Two illustrative examples are given that show Toyota's commitment to long-term thinking. The first is the story of when Lexus tires began to wear-out quicker than expected, prompting Toyota to send all Lexus owners a $500 voucher for new tires. Toyota felt that even though the tires were within industry specs, they owed the customer an apology for not exceeding their expectations. They correctly realized that customer impressions have a ripple-effect on a brand, and that spending cash in the short-term was a good long-term investment.

The second example is the NUMMI story. Toyota established a joint-venture with GM at a factory in California known as NUMMI. They put in place their famed Toyota Production System, trained the GM managers on how to run it, and essentially invited the world's biggest automobile manufacturer to become lean. Why would they help their biggest competitor? The author explains that "by helping to raise the level of manufacturing at GM, they were helping society and community, as well as creating high-paying manufacturing jobs for Americans." Is this an extreme example of long-term thinking or what?

The chapter ends with "The Gutting of Chrysler's Culture: A Cautionary Tale." In this section, the author recounts the successful transformation of Chrysler by Lee Iacocca in the 80's, and the subsequent failures of his successors, Daimler, in the 90's. By focusing on short-term cost cutting, Daimler stymied the burgeoning Lean culture that Iacocca had established at Chrysler, leaving them far behind Toyota in the race to the top of the automobile world. Without a long-term philosophy, you can't establish a culture of problem-solving, learning, and improvement.

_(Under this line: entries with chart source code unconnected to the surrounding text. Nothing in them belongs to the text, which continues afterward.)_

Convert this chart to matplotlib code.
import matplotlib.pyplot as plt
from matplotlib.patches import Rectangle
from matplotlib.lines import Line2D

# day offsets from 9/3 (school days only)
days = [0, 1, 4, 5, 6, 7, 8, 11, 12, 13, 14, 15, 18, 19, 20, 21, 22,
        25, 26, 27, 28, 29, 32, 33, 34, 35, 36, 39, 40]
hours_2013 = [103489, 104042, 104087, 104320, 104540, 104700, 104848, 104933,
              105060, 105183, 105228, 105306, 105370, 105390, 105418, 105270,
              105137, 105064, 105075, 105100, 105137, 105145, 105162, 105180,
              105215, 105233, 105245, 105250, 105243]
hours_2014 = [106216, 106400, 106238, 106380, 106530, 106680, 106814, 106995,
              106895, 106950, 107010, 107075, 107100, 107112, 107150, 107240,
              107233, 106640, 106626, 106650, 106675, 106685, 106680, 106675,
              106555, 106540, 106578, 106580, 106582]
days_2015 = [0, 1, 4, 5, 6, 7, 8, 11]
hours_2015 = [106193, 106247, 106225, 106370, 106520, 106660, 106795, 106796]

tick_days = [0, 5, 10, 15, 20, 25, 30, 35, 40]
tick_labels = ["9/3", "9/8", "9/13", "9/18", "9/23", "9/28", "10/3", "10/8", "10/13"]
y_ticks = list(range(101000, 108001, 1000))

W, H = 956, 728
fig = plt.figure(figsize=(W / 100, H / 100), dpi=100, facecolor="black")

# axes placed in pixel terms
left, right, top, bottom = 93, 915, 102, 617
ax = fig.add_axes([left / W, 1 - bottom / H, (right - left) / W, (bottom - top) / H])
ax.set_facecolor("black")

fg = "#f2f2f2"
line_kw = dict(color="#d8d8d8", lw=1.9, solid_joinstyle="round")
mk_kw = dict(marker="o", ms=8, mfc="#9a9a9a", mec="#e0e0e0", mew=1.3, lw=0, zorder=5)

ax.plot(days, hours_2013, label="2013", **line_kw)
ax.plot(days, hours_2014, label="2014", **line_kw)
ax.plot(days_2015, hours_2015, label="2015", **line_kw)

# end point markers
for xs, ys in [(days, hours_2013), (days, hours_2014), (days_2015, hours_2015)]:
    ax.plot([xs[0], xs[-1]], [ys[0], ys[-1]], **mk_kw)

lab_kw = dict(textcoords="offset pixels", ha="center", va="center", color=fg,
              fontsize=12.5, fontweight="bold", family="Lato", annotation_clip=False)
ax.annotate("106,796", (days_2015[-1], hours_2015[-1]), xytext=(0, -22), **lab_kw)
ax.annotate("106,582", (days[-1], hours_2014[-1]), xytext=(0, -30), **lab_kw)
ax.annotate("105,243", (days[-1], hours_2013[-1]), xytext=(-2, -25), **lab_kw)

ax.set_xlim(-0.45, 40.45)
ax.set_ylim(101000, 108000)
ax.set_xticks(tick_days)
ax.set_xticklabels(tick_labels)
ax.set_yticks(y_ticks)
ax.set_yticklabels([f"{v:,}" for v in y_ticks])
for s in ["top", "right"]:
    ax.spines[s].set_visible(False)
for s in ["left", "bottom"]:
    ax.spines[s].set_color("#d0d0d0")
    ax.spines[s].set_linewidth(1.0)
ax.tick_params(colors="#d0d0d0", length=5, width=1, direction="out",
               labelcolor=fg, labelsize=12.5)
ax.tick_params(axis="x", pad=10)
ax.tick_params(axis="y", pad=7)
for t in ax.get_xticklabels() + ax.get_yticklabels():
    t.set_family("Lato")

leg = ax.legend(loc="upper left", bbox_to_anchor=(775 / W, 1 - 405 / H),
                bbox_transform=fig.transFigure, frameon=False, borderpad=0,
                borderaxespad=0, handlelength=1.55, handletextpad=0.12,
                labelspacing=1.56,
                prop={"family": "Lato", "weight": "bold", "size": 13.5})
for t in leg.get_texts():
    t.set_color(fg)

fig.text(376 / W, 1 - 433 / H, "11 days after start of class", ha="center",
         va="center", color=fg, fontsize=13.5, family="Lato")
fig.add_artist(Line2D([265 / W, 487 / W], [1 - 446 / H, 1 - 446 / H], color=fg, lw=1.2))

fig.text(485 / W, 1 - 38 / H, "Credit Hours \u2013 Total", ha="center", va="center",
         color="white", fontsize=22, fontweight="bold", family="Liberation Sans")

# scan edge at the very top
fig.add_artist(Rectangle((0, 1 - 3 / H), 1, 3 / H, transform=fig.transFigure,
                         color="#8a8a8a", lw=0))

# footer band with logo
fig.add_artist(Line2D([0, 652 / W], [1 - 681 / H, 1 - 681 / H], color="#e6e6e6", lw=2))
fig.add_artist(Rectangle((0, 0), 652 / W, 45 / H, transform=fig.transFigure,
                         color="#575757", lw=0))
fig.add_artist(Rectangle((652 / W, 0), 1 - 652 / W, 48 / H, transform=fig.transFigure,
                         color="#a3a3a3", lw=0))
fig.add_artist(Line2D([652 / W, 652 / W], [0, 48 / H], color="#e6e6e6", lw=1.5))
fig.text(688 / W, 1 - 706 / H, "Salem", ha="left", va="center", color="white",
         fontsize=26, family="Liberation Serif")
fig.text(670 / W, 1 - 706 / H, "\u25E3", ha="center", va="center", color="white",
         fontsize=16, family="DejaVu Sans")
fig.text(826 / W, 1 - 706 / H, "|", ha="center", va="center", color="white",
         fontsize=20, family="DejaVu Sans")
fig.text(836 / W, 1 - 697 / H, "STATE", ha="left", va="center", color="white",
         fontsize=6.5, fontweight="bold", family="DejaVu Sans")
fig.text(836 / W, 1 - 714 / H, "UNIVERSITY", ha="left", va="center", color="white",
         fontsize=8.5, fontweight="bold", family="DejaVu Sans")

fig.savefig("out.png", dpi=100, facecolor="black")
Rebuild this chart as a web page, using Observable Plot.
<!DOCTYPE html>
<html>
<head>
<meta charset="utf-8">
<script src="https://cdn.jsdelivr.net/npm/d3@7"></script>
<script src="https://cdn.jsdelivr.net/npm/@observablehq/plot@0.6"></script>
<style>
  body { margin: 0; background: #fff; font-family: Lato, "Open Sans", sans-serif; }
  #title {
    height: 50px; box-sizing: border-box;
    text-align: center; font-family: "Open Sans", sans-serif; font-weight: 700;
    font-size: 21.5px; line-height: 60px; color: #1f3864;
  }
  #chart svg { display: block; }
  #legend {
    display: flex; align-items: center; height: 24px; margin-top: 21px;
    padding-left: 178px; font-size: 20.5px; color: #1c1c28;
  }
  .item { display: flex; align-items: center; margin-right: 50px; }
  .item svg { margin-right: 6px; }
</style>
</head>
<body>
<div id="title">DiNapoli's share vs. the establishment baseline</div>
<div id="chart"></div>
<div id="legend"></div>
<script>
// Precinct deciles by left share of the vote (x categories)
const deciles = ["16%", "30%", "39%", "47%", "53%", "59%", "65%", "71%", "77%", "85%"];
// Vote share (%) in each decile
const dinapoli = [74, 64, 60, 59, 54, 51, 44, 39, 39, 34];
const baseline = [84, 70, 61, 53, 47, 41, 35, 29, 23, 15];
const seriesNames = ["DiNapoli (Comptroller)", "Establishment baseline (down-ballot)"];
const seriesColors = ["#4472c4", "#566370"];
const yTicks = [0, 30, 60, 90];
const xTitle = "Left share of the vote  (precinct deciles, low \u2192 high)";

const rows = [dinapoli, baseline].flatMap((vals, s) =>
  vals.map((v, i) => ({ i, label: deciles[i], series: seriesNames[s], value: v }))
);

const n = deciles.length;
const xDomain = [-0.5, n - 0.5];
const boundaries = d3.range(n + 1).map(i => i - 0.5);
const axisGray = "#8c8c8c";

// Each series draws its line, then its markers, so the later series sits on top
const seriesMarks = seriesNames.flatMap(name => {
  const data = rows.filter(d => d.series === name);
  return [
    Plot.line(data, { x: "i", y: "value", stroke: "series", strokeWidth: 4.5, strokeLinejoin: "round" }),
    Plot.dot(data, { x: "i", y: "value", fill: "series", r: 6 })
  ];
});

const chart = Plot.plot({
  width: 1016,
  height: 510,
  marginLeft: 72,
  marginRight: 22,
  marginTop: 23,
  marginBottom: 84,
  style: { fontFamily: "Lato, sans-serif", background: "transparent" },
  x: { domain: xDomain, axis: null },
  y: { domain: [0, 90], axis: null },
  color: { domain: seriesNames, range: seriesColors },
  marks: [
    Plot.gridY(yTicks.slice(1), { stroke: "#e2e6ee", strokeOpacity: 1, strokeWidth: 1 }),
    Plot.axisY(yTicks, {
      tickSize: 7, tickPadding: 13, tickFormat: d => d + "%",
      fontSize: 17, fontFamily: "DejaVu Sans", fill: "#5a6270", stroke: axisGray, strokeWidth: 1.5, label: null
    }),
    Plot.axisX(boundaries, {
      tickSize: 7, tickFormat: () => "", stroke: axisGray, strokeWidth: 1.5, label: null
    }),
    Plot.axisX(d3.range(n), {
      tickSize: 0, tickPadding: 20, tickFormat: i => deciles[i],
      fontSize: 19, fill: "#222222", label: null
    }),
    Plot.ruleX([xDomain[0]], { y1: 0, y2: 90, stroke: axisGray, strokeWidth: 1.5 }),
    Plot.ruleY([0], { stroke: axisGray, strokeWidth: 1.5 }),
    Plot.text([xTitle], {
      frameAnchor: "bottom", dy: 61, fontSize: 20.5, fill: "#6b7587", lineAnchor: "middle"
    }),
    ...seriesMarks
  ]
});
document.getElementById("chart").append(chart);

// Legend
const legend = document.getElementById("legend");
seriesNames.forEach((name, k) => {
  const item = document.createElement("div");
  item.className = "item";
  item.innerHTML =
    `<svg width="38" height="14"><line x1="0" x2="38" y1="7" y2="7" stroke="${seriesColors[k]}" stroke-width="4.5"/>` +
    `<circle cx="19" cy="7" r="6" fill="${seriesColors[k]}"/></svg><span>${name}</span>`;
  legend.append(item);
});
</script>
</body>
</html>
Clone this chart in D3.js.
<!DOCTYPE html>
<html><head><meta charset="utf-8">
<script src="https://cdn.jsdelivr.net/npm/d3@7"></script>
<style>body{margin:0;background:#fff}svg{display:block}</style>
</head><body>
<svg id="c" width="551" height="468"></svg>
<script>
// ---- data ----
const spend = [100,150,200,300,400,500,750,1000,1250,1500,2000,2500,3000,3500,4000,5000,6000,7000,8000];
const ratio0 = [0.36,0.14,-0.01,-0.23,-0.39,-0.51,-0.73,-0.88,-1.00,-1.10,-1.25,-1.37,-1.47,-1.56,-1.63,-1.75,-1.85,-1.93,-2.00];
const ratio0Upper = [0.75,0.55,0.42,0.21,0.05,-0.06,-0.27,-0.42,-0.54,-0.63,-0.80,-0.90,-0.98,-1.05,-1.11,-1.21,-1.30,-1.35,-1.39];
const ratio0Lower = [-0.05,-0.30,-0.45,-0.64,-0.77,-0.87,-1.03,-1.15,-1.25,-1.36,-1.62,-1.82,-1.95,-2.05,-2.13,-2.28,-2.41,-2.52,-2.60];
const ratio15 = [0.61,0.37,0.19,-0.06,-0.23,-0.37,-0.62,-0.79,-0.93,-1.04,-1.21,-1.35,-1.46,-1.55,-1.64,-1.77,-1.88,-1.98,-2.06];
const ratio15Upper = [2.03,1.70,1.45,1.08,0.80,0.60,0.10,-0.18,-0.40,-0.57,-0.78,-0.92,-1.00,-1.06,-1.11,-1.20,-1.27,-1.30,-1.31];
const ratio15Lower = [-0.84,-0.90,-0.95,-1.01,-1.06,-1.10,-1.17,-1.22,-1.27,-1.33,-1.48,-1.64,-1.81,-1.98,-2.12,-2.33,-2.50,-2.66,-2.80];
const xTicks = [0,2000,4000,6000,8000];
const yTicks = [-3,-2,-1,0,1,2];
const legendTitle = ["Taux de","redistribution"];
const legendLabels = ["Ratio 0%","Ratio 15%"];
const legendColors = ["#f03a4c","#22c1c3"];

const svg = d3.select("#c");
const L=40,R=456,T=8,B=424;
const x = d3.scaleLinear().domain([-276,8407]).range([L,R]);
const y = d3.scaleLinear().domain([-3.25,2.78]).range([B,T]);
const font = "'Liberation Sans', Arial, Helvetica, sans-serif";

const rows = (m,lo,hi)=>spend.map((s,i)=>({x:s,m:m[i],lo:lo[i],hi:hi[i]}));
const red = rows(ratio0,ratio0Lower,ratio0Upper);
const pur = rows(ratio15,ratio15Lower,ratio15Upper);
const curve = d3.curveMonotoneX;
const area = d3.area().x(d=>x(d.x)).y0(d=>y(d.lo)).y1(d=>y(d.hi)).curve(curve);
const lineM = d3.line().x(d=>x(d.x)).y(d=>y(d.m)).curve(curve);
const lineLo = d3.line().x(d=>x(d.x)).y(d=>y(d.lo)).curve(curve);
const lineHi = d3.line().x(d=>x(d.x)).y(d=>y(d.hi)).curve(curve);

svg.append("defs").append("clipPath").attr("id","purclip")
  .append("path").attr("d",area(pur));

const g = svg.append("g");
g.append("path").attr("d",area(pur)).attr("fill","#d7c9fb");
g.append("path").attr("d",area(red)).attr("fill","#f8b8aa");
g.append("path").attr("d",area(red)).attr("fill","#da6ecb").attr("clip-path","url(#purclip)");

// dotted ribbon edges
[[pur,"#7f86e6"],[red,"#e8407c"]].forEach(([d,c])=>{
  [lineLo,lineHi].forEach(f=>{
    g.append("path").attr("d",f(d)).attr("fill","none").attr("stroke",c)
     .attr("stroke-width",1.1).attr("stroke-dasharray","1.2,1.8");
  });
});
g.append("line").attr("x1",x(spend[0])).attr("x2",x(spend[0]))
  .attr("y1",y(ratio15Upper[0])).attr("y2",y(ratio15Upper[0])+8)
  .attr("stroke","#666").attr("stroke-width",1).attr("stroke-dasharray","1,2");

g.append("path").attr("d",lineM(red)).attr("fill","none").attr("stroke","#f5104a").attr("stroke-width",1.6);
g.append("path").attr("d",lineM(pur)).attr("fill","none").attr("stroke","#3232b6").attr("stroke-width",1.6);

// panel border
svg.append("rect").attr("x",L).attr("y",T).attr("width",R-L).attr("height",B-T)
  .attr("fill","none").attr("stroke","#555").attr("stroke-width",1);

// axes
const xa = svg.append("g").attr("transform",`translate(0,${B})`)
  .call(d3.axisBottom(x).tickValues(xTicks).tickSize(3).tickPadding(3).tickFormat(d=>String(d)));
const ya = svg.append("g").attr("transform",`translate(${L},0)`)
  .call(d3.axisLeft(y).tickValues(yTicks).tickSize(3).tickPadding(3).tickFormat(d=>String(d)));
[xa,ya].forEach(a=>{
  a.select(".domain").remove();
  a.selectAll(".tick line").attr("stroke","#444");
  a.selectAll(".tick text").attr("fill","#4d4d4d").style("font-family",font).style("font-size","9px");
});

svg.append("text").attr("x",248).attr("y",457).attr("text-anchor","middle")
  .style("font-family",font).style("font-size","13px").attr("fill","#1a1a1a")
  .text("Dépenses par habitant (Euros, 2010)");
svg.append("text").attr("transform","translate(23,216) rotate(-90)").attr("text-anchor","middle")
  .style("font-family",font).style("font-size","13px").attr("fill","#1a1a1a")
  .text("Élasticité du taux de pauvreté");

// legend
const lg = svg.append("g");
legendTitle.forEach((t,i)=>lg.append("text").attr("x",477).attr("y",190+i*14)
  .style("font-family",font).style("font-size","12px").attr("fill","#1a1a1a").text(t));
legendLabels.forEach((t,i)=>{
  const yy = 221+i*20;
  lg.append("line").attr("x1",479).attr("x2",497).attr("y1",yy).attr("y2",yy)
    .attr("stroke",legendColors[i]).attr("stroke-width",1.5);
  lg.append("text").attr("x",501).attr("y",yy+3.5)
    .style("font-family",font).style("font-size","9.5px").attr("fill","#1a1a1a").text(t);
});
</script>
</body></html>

On a daily basis, homebuilders display an amazing amount of long-term thinking on the job site. Every time we beef up a support beam, double-check an electrical wire, or re-level a grade stake, we are thinking about the customer's long-term interests. Unfortunately, when it comes to business decisions (laying-off employees, buying equipment, offering new services, etc.), we often fall short of the gold standard set by Toyota. Not until an organization commits itself to long-term thinking, even at the expense of short-term financial goals, can it ever hope to become a lean enterprise.